Only the lines from the start of the data through the line containing "plot, zdot, line" should be written out, exactly as they are, with both ends included and the pictures left out.
▼▼▼
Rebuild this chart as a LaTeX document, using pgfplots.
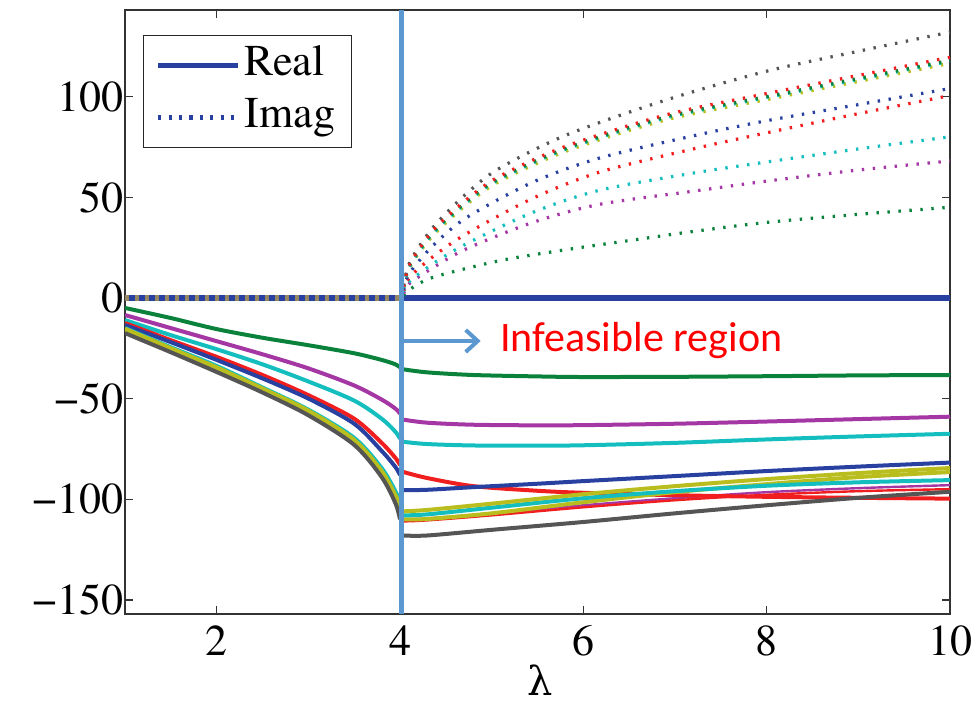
\documentclass[border=0pt]{standalone}
\usepackage{pgfplots}
\pgfplotsset{compat=1.18}
\usepackage{fontspec}
\newfontfamily\calibri{Carlito}
\newfontfamily\timesf{texgyretermes}[Extension=.otf, UprightFont=*-regular]
\newfontfamily\grk{DejaVu Serif}
\usetikzlibrary{arrows.meta}

\definecolor{mgreen}{RGB}{10,130,60}
\definecolor{mpurple}{RGB}{165,55,165}
\definecolor{mcyan}{RGB}{20,190,190}
\definecolor{mred}{RGB}{240,30,30}
\definecolor{mblue}{RGB}{40,65,160}
\definecolor{myellow}{RGB}{185,190,30}
\definecolor{mgray}{RGB}{85,85,85}
\definecolor{lblue}{RGB}{91,152,208}
\definecolor{zdot}{RGB}{150,135,100}

\begin{document}
\begin{tikzpicture}
\begin{axis}[
  width=412.5pt, height=302pt, scale only axis,
  xmin=1, xmax=10, ymin=-157, ymax=143,
  xtick={2,4,6,8,10}, xticklabels={2,4,6,8,10},
  ytick={-150,-100,-50,0,50,100},
  yticklabels={−150,−100,−50,0,50,100},
  tick align=inside, major tick length=4pt,
  tick style={black!80, line width=0.6pt},
  axis line style={black!80, line width=0.8pt},
  ticklabel style={font=\timesf\fontsize{22}{26}\selectfont},
  xticklabel style={yshift=-2.4pt},
  yticklabel style={xshift=2.8pt},
  xlabel={λ},
  xlabel style={at={(rel axis cs:0.503,0)}, anchor=north, inner sep=0pt, yshift=-25pt, font=\grk\fontsize{20}{24}\selectfont},
  clip mode=individual,
  legend style={at={(rel axis cs:0.0218,0.9587)}, anchor=north west,
    draw=black!85, line width=0.6pt, fill=white,
    font=\timesf\fontsize{22}{26}\selectfont,
    inner xsep=6pt, inner ysep=2pt,
    nodes={text height=16pt, text depth=6pt, inner sep=2pt},
    cells={anchor=west}},
  legend image code/.code={\draw[#1] (0pt,0pt) -- (40pt,0pt);},
  real/.style={line width=2pt, smooth, tension=0.5},
  imag/.style={line width=1.6pt, dash pattern=on 1.2pt off 4.3pt, smooth, tension=0.5},
]
\addlegendimage{mblue, line width=2.4pt}
\addlegendentry{Real}
\addlegendimage{mblue, line width=2.6pt, dash pattern=on 1.6pt off 3.6pt}
\addlegendentry{Imag}

% zero line
\addplot[forget plot, mblue, line width=2.8pt] coordinates {(1,0) (10,0)};
\addplot[forget plot, zdot, line width=2.8pt, dash pattern=on 2pt off 3pt] coordinates {(1,0) (4,0)};

% real parts, lambda < 4
\addplot[forget plot, real, mgreen] coordinates {(1,-5) (1.5,-10) (2,-15.5) (2.5,-19.8) (3,-23.5) (3.5,-27.5) (3.8,-30.8) (3.95,-33) (4.0,-34.5)};
\addplot[forget plot, real, mpurple] coordinates {(1,-8.5) (1.5,-15) (2,-21.5) (2.5,-28) (3,-35) (3.5,-43.5) (3.8,-50.5) (3.95,-55) (4.0,-57.5)};
\addplot[forget plot, real, mcyan] coordinates {(1,-11) (1.5,-18.5) (2,-25.5) (2.5,-33) (3,-41.5) (3.5,-51) (3.8,-60) (3.95,-66.5) (4.0,-70)};
\addplot[forget plot, real, mred] coordinates {(1,-12.5) (1.5,-21) (2,-29.3) (2.5,-38.3) (3,-48.3) (3.5,-60) (3.8,-72) (3.95,-79.5) (4.0,-83)};
\addplot[forget plot, real, mblue] coordinates {(1,-13.5) (1.5,-22) (2,-30.8) (2.5,-40) (3,-50) (3.5,-62.5) (3.8,-76) (3.95,-84) (4.0,-88)};
\addplot[forget plot, real, mcyan] coordinates {(1,-15) (1.5,-24.5) (2,-33.8) (2.5,-44.5) (3,-55.5) (3.5,-69.5) (3.8,-84.5) (3.95,-96) (4.0,-101)};
\addplot[forget plot, real, myellow] coordinates {(1,-15.3) (1.5,-25) (2,-34.5) (2.5,-45) (3,-56) (3.5,-70.5) (3.8,-86) (3.95,-98) (4.0,-103)};
\addplot[forget plot, real, myellow] coordinates {(1,-15.8) (1.5,-25.6) (2,-35.3) (2.5,-45.8) (3,-57) (3.5,-71.5) (3.8,-87.5) (3.95,-100) (4.0,-105)};
\addplot[forget plot, real, mgray] coordinates {(1,-17.5) (1.5,-27) (2,-36.8) (2.5,-47) (3,-58.3) (3.5,-73) (3.8,-89) (3.95,-102) (4.0,-110)};

% real parts, lambda > 4
\addplot[forget plot, real, mgreen] coordinates {(4.04,-35.5) (4.3,-37) (4.8,-38.3) (5.5,-39) (6,-39.3) (7,-39.2) (8,-38.9) (9,-38.5) (10,-38.3)};
\addplot[forget plot, real, mpurple] coordinates {(4.04,-60.5) (4.3,-62) (4.8,-63) (5.5,-63.3) (6,-63.2) (7,-62.5) (8,-61.4) (9,-60.2) (10,-59)};
\addplot[forget plot, real, mcyan] coordinates {(4.04,-71.5) (4.3,-72.6) (4.8,-73.3) (5.5,-73.4) (6,-73.2) (7,-72) (8,-70.3) (9,-68.8) (10,-67.5)};
\addplot[forget plot, real, mpurple, line width=1.2pt] coordinates {(4.04,-110) (4.3,-109.5) (5,-107) (6,-103) (7,-99.5) (8,-96.5) (9,-94.5) (10,-93)};
\addplot[forget plot, real, mred, line width=1.2pt] coordinates {(4.04,-111) (4.3,-110.5) (5,-108) (6,-104) (7,-100.5) (8,-97.8) (9,-96) (10,-95)};
\addplot[forget plot, real, mred] coordinates {(4.04,-86.5) (4.3,-89.5) (4.8,-93.5) (5.5,-95.8) (6,-96.8) (7,-98) (8,-98.8) (9,-99.3) (10,-99.7)};
\addplot[forget plot, real, mgray] coordinates {(4.04,-118) (4.3,-118) (5,-115.2) (6,-111.3) (7,-107) (8,-103) (9,-99.3) (10,-96.3)};
\addplot[forget plot, real, myellow] coordinates {(4.04,-110) (4.3,-109.8) (5,-107) (6,-101.5) (7,-96.5) (8,-92.5) (9,-89) (10,-86.5)};
\addplot[forget plot, real, mcyan] coordinates {(4.04,-108) (4.3,-107.5) (5,-104.2) (6,-99.5) (7,-96) (8,-93.3) (9,-91.6) (10,-90.5)};
\addplot[forget plot, real, myellow] coordinates {(4.04,-106) (4.3,-105.3) (5,-102.2) (6,-97.5) (7,-93.5) (8,-90) (9,-87) (10,-84.5)};
\addplot[forget plot, real, mblue] coordinates {(4.04,-95.5) (4.3,-95.3) (4.8,-94) (5.5,-92.3) (6,-91) (7,-88.5) (8,-86) (9,-83.8) (10,-81.8)};

% imaginary parts, lambda > 4
\addplot[forget plot, imag, mgreen] coordinates {(4.04,1) (4.1,4) (4.36,10.2) (5.09,18.5) (5.82,24) (6.55,28.8) (7.2,33) (8,37.5) (9,41.5) (10,45)};
\addplot[forget plot, imag, mpurple] coordinates {(4.04,2) (4.1,7) (4.36,15) (4.73,24.5) (5.45,37.5) (6.18,46.5) (7.2,53) (8,58) (9,63.5) (10,68)};
\addplot[forget plot, imag, mcyan] coordinates {(4.04,3) (4.1,8) (4.36,17) (4.73,27) (5.45,42.5) (6.18,53.5) (7.2,62) (8,67.5) (9,74) (10,80)};
\addplot[forget plot, imag, mred] coordinates {(4.04,3.5) (4.1,10) (4.36,20.5) (4.73,32) (5.45,49.5) (6.18,62.5) (7.2,74) (8,82) (9,91.5) (10,100.5)};
\addplot[forget plot, imag, mblue] coordinates {(4.04,4) (4.1,12) (4.36,26) (4.73,40) (5.45,57.5) (6.18,69.5) (7.2,80.5) (8,88) (9,96) (10,104)};
\addplot[forget plot, imag, mgray] coordinates {(4.04,6) (4.11,18) (4.36,35) (4.73,52) (5.09,64.5) (5.82,81) (6.91,98.4) (8,112.6) (9,122.5) (10,132)};
\addplot[forget plot, imag, myellow] coordinates {(4.04,5) (4.11,15.5) (4.36,31) (4.73,46.5) (5.09,58) (5.82,73) (6.91,88.5) (8,98.5) (9,107.5) (10,116.5)};
\addplot[forget plot, imag, mcyan] coordinates {(4.04,5) (4.11,16) (4.36,32) (4.73,47.5) (5.09,59) (5.82,74) (6.91,89.5) (8,99.5) (9,108.5) (10,117.5)};
\addplot[forget plot, imag, mgreen] coordinates {(4.04,5.5) (4.11,16.5) (4.36,32.5) (4.73,48) (5.09,59.5) (5.82,74.5) (6.91,90) (8,100) (9,109) (10,118)};
\addplot[forget plot, imag, mred] coordinates {(4.04,5.5) (4.11,17) (4.36,33.5) (4.73,49) (5.09,60.5) (5.82,75.5) (6.91,91) (8,101.5) (9,110.5) (10,119.5)};

% annotations
\draw[lblue, line width=2.5pt] (axis cs:4.02,-157) -- (axis cs:4.02,143);
\draw[lblue, line width=2pt, -{Straight Barb[length=6pt,width=11pt,line width=2pt]}] (axis cs:4.02,-21.4) -- (axis cs:4.88,-21.4);
\node[anchor=base west, inner sep=0pt, text=red, font=\calibri\fontsize{21}{25}\selectfont] at (axis cs:5.09,-26.7) {Infeasible region};
\end{axis}
\pgfresetboundingbox
\path[use as bounding box] ([xshift=-62.5pt,yshift=-44.5pt]current axis.south west) rectangle ([xshift=13pt,yshift=5pt]current axis.north east);
\end{tikzpicture}
\end{document}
▲▲▲
▶ _RESULT OF THIS EXERCISE_
Rebuild this chart as a LaTeX document, using pgfplots.
\documentclass[border=0pt]{standalone}
\usepackage{pgfplots}
\pgfplotsset{compat=1.18}
\usepackage{fontspec}
\newfontfamily\calibri{Carlito}
\newfontfamily\timesf{texgyretermes}[Extension=.otf, UprightFont=*-regular]
\newfontfamily\grk{DejaVu Serif}
\usetikzlibrary{arrows.meta}

\definecolor{mgreen}{RGB}{10,130,60}
\definecolor{mpurple}{RGB}{165,55,165}
\definecolor{mcyan}{RGB}{20,190,190}
\definecolor{mred}{RGB}{240,30,30}
\definecolor{mblue}{RGB}{40,65,160}
\definecolor{myellow}{RGB}{185,190,30}
\definecolor{mgray}{RGB}{85,85,85}
\definecolor{lblue}{RGB}{91,152,208}
\definecolor{zdot}{RGB}{150,135,100}

\begin{document}
\begin{tikzpicture}
\begin{axis}[
  width=412.5pt, height=302pt, scale only axis,
  xmin=1, xmax=10, ymin=-157, ymax=143,
  xtick={2,4,6,8,10}, xticklabels={2,4,6,8,10},
  ytick={-150,-100,-50,0,50,100},
  yticklabels={−150,−100,−50,0,50,100},
  tick align=inside, major tick length=4pt,
  tick style={black!80, line width=0.6pt},
  axis line style={black!80, line width=0.8pt},
  ticklabel style={font=\timesf\fontsize{22}{26}\selectfont},
  xticklabel style={yshift=-2.4pt},
  yticklabel style={xshift=2.8pt},
  xlabel={λ},
  xlabel style={at={(rel axis cs:0.503,0)}, anchor=north, inner sep=0pt, yshift=-25pt, font=\grk\fontsize{20}{24}\selectfont},
  clip mode=individual,
  legend style={at={(rel axis cs:0.0218,0.9587)}, anchor=north west,
    draw=black!85, line width=0.6pt, fill=white,
    font=\timesf\fontsize{22}{26}\selectfont,
    inner xsep=6pt, inner ysep=2pt,
    nodes={text height=16pt, text depth=6pt, inner sep=2pt},
    cells={anchor=west}},
  legend image code/.code={\draw[#1] (0pt,0pt) -- (40pt,0pt);},
  real/.style={line width=2pt, smooth, tension=0.5},
  imag/.style={line width=1.6pt, dash pattern=on 1.2pt off 4.3pt, smooth, tension=0.5},
]
\addlegendimage{mblue, line width=2.4pt}
\addlegendentry{Real}
\addlegendimage{mblue, line width=2.6pt, dash pattern=on 1.6pt off 3.6pt}
\addlegendentry{Imag}

% zero line
\addplot[forget plot, mblue, line width=2.8pt] coordinates {(1,0) (10,0)};
\addplot[forget plot, zdot, line width=2.8pt, dash pattern=on 2pt off 3pt] coordinates {(1,0) (4,0)};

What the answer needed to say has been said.